Rumors of a Facebook phone for U.S. consumers — codenamed “Buffy” — has the tech blogosphere wondering whether it would like the new device, but pro-net neutrality groups remain silent on whether such devices violate the very principles of preserving an “open Internet” which they fought to uphold, pursued through the Federal Communications Commission’s “Open Internet” rules.
The FCC’s so-called net neutrality rules took effect Nov. 20, only weeks after Senate Democrats lead the charge to shoot down a Republican-led effort to overturn the agency’s regulation, which many who oppose deemed illegal and innovation killing. Supporters of the FCC’s rules claimed that they were a necessary preemption against Internet Service Providers like Verizon, AT&T and Comcast who could potentially grant certain Internet companies an advantage over companies because they paid a premium for superior service.
The Facebook phone, while only a rumor at this point for U.S. consumers, already enjoys a wide user base across Europe and Africa. The new phone is speculated to run on a modified version of the most recent update to the Android operating system, but will not run Android apps. Instead, the phone would feature Facebook specific apps built with web-coding language HTML5. In addition to running Facebook-only apps, Facebook’s services would be designed into the core functionality of the phone.
Public Knowledge and Free Press, so-called “consumer advocacy groups” — known for accepting donations from left-leaning foundations in order to advance an agenda of “media reform” — have opted to stay silent on the issue, although the organizations were rather vocal during the passage of the FCC’s rules and the defense of those rules in the Senate.
While Public Knowledge’s president and founder Gigi B. Sohn previously called the FCC’s rules “a good start,” Free Press did not think the rules went far enough and sued the FCC when the rules were published in October.
PK and Free Press did not return TheDC’s request for comment by the time of publication on whether they thought the development of devices like a so-called “Facebook phone” would violate net neutrality principles by favoring Facebook services and apps over other that of other companies.
Similar concern was echoed during the emergence of Amazon’s Kindle Fire by industry experts over a month ago over whether the device’s native “Silk Browser” violated net neutrality principles, reported POLITICO.
Republican Representative Marsha Blackburn, a harsh critic of the FCC, rebuked FCC Commissioner Michael Copps and Free Press for what she called a “collusion” over the passage of the net neutrality rules — implicated in emails between Copps and Free Press which were leaked by conservative watchdog group Judicial Watch in June.
Facebook, which also remains silent on its current overall stance on net neutrality, issued a statement in 2010 that said: “Facebook continues to support principles of net neutrality for both landline and wireless networks.
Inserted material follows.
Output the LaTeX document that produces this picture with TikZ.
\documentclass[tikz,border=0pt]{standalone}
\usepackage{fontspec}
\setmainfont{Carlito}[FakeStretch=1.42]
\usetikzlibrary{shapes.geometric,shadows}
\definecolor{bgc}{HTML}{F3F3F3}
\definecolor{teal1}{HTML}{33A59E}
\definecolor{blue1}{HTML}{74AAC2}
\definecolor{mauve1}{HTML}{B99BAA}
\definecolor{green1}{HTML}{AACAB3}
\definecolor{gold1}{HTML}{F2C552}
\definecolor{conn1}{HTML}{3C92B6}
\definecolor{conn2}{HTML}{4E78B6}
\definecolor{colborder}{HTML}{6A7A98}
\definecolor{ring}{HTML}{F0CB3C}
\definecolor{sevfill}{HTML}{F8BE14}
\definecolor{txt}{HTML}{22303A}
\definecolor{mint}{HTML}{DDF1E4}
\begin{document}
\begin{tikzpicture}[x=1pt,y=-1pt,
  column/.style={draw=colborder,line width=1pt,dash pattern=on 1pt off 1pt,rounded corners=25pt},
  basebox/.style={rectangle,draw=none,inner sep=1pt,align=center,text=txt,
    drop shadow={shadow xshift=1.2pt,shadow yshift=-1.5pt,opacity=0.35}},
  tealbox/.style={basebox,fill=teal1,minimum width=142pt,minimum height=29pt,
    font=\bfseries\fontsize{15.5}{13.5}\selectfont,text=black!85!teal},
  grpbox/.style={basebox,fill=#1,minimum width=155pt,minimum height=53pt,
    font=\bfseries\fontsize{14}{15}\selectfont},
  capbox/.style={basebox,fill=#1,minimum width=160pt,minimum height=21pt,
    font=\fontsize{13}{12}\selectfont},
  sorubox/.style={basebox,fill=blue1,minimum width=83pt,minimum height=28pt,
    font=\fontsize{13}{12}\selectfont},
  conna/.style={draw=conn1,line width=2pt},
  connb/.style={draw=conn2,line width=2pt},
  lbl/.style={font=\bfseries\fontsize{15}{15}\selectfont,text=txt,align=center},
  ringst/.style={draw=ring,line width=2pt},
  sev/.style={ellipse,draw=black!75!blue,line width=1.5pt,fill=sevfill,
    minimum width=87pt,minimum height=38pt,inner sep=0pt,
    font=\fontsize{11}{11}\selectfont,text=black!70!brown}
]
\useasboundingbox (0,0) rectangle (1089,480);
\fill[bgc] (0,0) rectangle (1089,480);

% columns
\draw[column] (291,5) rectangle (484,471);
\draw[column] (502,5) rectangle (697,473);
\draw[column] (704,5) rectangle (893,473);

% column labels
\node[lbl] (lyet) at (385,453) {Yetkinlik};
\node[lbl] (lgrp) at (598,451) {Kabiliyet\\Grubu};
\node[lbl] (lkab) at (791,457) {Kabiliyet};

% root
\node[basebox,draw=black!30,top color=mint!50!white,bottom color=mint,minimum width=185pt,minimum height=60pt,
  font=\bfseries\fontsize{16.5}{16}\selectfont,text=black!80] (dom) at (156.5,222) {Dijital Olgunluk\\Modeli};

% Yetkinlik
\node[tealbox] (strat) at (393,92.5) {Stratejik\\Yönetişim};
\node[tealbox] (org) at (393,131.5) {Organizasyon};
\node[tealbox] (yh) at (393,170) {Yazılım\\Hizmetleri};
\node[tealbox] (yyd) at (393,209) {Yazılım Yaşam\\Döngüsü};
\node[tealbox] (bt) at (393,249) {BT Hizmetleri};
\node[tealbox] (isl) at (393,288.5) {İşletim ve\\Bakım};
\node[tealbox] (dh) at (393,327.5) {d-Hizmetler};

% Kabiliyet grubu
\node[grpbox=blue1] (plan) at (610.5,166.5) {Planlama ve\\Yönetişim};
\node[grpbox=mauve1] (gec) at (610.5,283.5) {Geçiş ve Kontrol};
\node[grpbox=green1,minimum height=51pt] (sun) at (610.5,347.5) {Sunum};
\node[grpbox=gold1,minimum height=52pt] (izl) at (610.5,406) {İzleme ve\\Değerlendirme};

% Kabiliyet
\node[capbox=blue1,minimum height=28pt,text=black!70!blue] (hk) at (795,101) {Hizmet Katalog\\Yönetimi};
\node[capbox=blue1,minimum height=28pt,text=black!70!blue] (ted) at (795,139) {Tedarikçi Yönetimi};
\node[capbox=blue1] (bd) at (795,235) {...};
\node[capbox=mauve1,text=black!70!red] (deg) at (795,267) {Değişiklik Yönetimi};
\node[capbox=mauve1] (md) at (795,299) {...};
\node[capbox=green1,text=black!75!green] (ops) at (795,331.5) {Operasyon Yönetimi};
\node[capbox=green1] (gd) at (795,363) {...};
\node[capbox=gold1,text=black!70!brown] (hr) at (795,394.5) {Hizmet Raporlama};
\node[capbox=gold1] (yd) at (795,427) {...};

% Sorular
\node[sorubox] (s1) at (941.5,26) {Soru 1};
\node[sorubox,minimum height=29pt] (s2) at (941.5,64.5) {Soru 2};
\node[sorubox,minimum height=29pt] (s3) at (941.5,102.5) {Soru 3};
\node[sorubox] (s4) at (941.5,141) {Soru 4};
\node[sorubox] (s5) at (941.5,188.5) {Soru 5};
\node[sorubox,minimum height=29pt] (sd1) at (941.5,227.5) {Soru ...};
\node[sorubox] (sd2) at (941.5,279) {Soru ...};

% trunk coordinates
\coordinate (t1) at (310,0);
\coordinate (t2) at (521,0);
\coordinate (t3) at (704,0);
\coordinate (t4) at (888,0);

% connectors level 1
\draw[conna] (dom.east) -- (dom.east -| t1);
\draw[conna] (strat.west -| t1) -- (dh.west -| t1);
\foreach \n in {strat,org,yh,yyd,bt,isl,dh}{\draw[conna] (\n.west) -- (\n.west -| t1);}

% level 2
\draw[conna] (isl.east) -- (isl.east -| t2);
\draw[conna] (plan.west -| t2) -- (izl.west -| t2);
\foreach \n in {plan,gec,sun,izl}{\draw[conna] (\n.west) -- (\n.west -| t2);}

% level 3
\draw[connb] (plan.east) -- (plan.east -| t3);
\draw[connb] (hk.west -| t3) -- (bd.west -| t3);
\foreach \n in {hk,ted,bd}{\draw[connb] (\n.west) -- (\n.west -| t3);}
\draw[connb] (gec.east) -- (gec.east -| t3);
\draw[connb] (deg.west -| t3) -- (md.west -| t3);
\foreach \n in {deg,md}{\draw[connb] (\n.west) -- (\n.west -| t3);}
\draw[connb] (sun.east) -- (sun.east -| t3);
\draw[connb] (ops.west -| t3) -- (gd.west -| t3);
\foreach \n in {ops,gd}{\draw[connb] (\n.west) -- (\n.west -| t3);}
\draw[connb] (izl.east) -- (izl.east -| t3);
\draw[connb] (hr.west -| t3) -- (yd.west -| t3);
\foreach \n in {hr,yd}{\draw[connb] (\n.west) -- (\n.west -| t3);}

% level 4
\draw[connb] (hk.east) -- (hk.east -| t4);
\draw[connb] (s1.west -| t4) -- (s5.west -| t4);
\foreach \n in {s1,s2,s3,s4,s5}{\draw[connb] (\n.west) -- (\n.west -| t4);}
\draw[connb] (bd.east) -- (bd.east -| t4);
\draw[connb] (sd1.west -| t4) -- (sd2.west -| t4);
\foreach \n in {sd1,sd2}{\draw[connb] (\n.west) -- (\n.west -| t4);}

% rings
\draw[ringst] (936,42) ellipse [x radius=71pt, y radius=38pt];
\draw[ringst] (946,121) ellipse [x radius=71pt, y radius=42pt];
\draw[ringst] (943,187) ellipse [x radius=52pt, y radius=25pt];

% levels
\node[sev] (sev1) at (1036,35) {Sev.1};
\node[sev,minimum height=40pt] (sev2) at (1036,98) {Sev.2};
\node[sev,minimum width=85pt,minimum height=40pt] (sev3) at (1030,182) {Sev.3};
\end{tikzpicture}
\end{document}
Preserving an open Internet that is accessible to innovators — regardless of their size or wealth — will promote a vibrant and competitive marketplace where consumers have ultimate control over the content and services delivered through their Internet connections.”
Facebook did not return TheDC’s request for comment, as is their policy not to “comment on rumor or speculation.”
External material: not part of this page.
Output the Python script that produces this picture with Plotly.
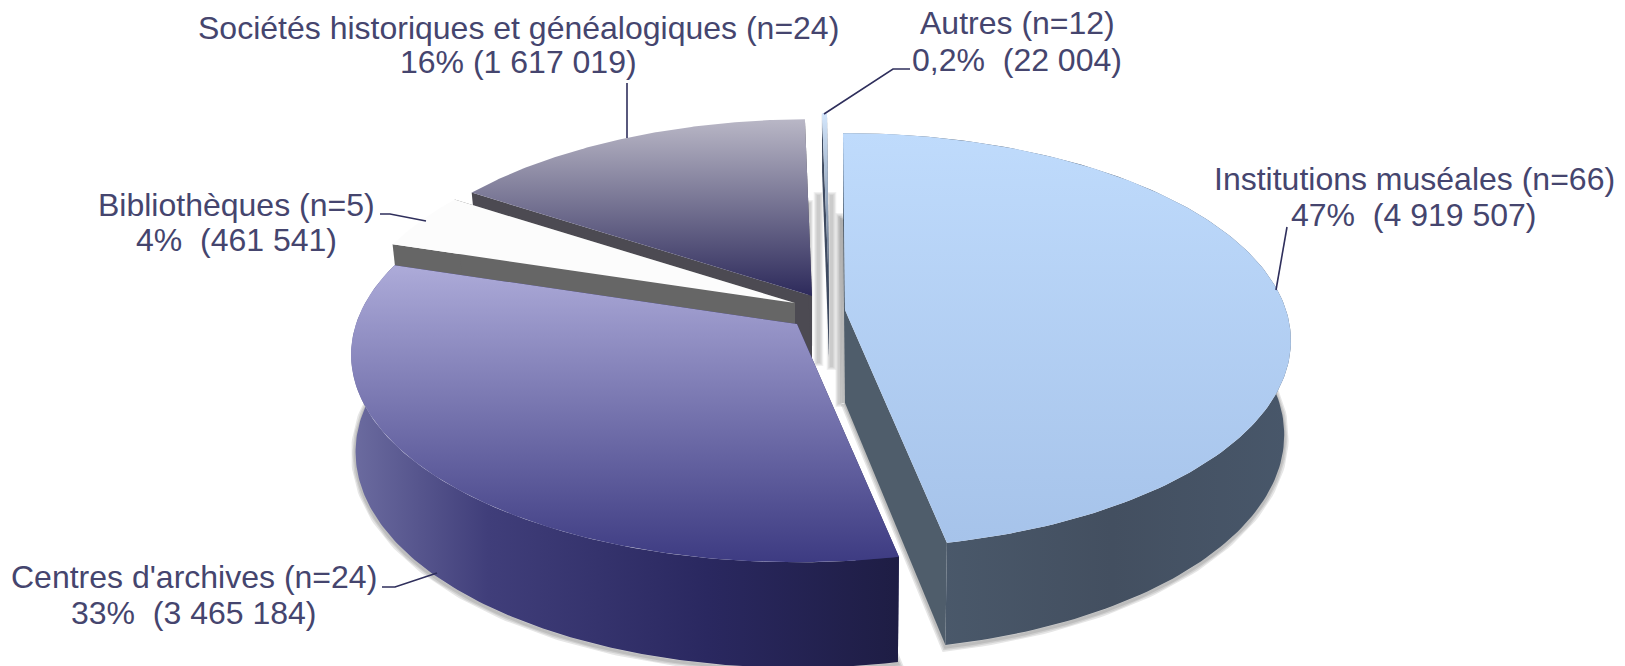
import numpy as np
import plotly.graph_objects as go

# ---- data ----
categories = ["Institutions muséales", "Centres d'archives", "Bibliothèques",
              "Sociétés historiques et généalogiques", "Autres"]
counts = [66, 24, 5, 24, 12]
amounts = [4919507, 3465184, 461541, 1617019, 22004]
second_lines = ["47%\u00a0 (4 919 507)", "33%\u00a0 (3 465 184)", "4%\u00a0 (461 541)",
                "16% (1 617 019)", "0,2%\u00a0 (22 004)"]

# ---- projection of the tilted disc ----
R, RT, K = 441.0, 203.0, 0.148
FY = 1.04
fx = [0.985, 0.99, 0.975, 0.975, 0.975]
ROT = np.radians(-0.3)
apex_x = [845, 797, 795, 812, 829]
apex_y = [310, 324, 303, 296, 290]
depths = [93, 96, 93, 93, 67]

TEXT = "#45456e"
LEADER = "#2f2f5c"
FONT = "Liberation Sans"
FONT_SIZE = 32

label_x = [1414, 194, 236, 518, 1017]
line1_y = [179, 577, 205, 28, 23]
line2_y = [215, 613, 240, 62, 60]
leaders = [
    [(1287, 227), (1276, 290)],
    [(382, 587), (395, 587), (437, 573)],
    [(380, 214), (390, 214), (426, 221)],
    [(627, 83), (627, 138)],
    [(824, 114), (893, 69), (910, 69)],
]

# (colour at the far edge, colour at the near edge) of each top face
top_grad = [
    ("#bfdbfc", "#a6c3ea"),
    ("#adabd9", "#3d3b82"),
    ("#fcfcfc", "#fcfcfc"),
    ("#b9b7c6", "#2d2a5b"),
    ("#d3e6fc", "#56667e"),
]
side_scale = [
    [[0, "#566779"], [0.15, "#4b5a6c"], [0.6, "#434f60"], [1, "#48576a"]],
    [[0, "#6c6ca0"], [0.25, "#403e7a"], [0.65, "#2a2860"], [1, "#1e1d44"]],
]
cut_col = ["#4f5d6b", "#2a2860", "#666666", "#4c4a52", "#3e4a60"]

# ---- geometry from values ----
total = sum(amounts)
edges = np.concatenate([[0], np.cumsum(amounts)]) / total * 2 * np.pi + ROT


def top_point(a):
    X, Y = np.sin(a), np.cos(a)
    s = 1 / (1 + K * Y)
    return R * X * s, -RT * Y * s


fig = go.Figure()


def poly(x, y, **kw):
    fig.add_trace(go.Scatter(x=list(x), y=list(y), mode="lines", fill="toself",
                             hoverinfo="skip", showlegend=False, **kw))


slices = []
for i in range(5):
    ang = np.linspace(edges[i], edges[i + 1], 160)
    dx, dy = top_point(ang)
    ax, ay, d = apex_x[i], apex_y[i], depths[i]
    tx, ty = ax + dx, ay + dy
    bx, by = ax + dx * fx[i], ay + d + dy * FY
    slices.append(dict(ax=ax, ay=ay, d=d, tx=tx, ty=ty, bx=bx, by=by))

# soft drop shadow of the two front slices
for i in [0, 1]:
    s = slices[i]
    sx = np.concatenate([[s["ax"]], s["bx"], [s["ax"]]])
    sy = np.concatenate([[s["ay"] + s["d"]], s["by"] + 2, [s["ay"] + s["d"]]])
    for w in (9, 6, 3):
        fig.add_trace(go.Scatter(x=sx, y=sy, mode="lines", hoverinfo="skip", showlegend=False,
                                 line=dict(color="rgba(60,60,60,0.13)", width=w)))

# blurred vertical shadows in the central gap
bands = [(818.5, 192, 366, 7), (831.5, 192, 370, 7), (839.5, 213, 407, 6), (809, 200, 346, 6)]
for c, y0, y1, w in bands:
    for f in (1.4, 1.2, 1.0, 0.8, 0.6, 0.4):
        fig.add_trace(go.Scatter(x=[c, c], y=[y0 + (1.4 - f) * 3, y1 - (1.4 - f) * 3], mode="lines",
                                 hoverinfo="skip", showlegend=False,
                                 line=dict(color="rgba(110,110,110,0.07)", width=w * f)))

# back to front
for i in [3, 4, 2, 1, 0]:
    s = slices[i]
    ax, ay, d = s["ax"], s["ay"], s["d"]
    tx, ty, bx, by = s["tx"], s["ty"], s["bx"], s["by"]
    col = cut_col[i]
    for j in (0, -1):
        poly([ax, tx[j], bx[j], ax, ax], [ay, ty[j], by[j], ay + d, ay],
             fillcolor=col, line=dict(width=0, color=col))
    if i < 2:
        poly(np.concatenate([tx, bx[::-1], [tx[0]]]), np.concatenate([ty, by[::-1], [ty[0]]]),
             fillgradient=dict(type="horizontal", colorscale=side_scale[i]),
             line=dict(width=0, color=col))
    # stop 0 sits at the largest y of the reversed axis, i.e. the near edge
    poly(np.concatenate([[ax], tx, [ax]]), np.concatenate([[ay], ty, [ay]]),
         fillgradient=dict(type="vertical",
                           colorscale=[[0, top_grad[i][1]], [1, top_grad[i][0]]]),
         line=dict(width=0, color=top_grad[i][1]))

# leaders
for pts in leaders:
    fig.add_trace(go.Scatter(x=[p[0] for p in pts], y=[p[1] for p in pts], mode="lines",
                             hoverinfo="skip", showlegend=False,
                             line=dict(color=LEADER, width=1.6)))

for i in range(5):
    for txt, yy in ((f"{categories[i]} (n={counts[i]})", line1_y[i]), (second_lines[i], line2_y[i])):
        fig.add_annotation(x=label_x[i], y=yy, xref="x", yref="y", text=txt,
                           showarrow=False, align="center", xanchor="center", yanchor="middle",
                           font=dict(family=FONT, size=FONT_SIZE, color=TEXT))

fig.update_layout(width=1625, height=666, margin=dict(l=0, r=0, t=0, b=0),
                  paper_bgcolor="white", plot_bgcolor="white", showlegend=False,
                  xaxis=dict(range=[0, 1625], visible=False, fixedrange=True),
                  yaxis=dict(range=[666, 0], visible=False, fixedrange=True))
fig.write_html("out.html", config=dict(displayModeBar=False),
               post_script="document.body.style.margin='0';document.body.style.overflow='hidden';")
While pro-net neutrality groups claimed a victory when the rules were upheld in the Senate, the fate of the rules ultimately rests in the hands of a D.C. appellate court that overruled a similar attempt by the FCC to regulate the Internet in 2010. The current rules were drafted in response to the court decision, which deemed the agency did not possess the proper authority to institute such regulations of over ISPs.
At present, the FCC’s net neutrality regulations — passed in December 2010 — only cover ISPs.